Task instructions: Copy exactly the lines from the start of the material through the line with "(0,0) rectangle (1635,-928);". Pictures stay out of the copy.

——————————

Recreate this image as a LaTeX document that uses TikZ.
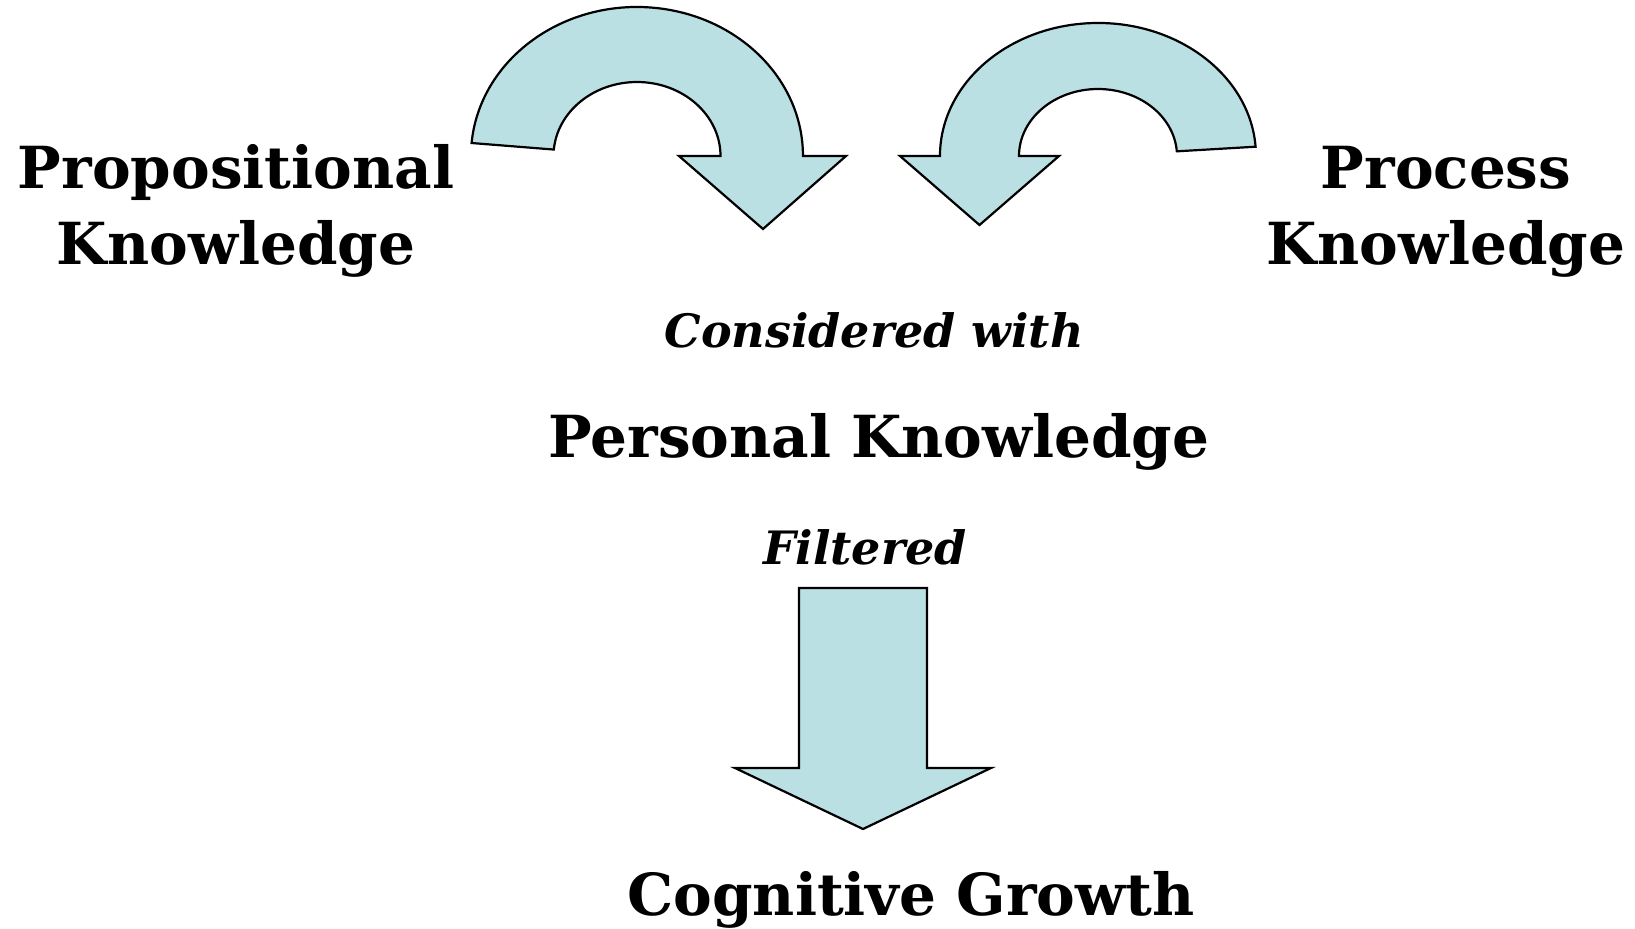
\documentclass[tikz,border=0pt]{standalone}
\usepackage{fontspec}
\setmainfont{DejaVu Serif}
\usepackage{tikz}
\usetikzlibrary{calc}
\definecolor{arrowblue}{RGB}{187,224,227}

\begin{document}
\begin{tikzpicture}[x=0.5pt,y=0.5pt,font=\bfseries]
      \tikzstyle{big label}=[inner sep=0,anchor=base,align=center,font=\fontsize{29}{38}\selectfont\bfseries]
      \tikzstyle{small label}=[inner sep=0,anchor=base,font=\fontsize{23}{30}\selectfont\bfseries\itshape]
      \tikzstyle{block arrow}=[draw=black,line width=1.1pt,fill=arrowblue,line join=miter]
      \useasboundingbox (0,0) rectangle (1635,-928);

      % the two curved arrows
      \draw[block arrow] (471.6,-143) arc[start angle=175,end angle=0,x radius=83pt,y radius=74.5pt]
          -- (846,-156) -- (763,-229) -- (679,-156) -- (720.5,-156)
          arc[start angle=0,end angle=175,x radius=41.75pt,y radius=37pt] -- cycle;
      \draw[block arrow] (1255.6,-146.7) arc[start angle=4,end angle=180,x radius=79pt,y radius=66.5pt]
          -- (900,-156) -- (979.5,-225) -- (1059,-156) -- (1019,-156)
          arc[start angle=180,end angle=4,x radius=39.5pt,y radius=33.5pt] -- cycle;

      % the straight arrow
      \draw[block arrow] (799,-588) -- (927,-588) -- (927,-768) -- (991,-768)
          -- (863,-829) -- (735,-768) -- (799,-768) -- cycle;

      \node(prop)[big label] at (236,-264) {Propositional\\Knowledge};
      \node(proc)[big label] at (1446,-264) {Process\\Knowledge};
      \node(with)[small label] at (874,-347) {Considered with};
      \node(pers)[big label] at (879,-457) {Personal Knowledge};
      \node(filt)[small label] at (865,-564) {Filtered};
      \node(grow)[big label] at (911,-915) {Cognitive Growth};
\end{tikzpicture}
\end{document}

——————————

Response for this exercise:
Recreate this image as a LaTeX document that uses TikZ.
\documentclass[tikz,border=0pt]{standalone}
\usepackage{fontspec}
\setmainfont{DejaVu Serif}
\usepackage{tikz}
\usetikzlibrary{calc}
\definecolor{arrowblue}{RGB}{187,224,227}

\begin{document}
\begin{tikzpicture}[x=0.5pt,y=0.5pt,font=\bfseries]
      \tikzstyle{big label}=[inner sep=0,anchor=base,align=center,font=\fontsize{29}{38}\selectfont\bfseries]
      \tikzstyle{small label}=[inner sep=0,anchor=base,font=\fontsize{23}{30}\selectfont\bfseries\itshape]
      \tikzstyle{block arrow}=[draw=black,line width=1.1pt,fill=arrowblue,line join=miter]
      \useasboundingbox (0,0) rectangle (1635,-928);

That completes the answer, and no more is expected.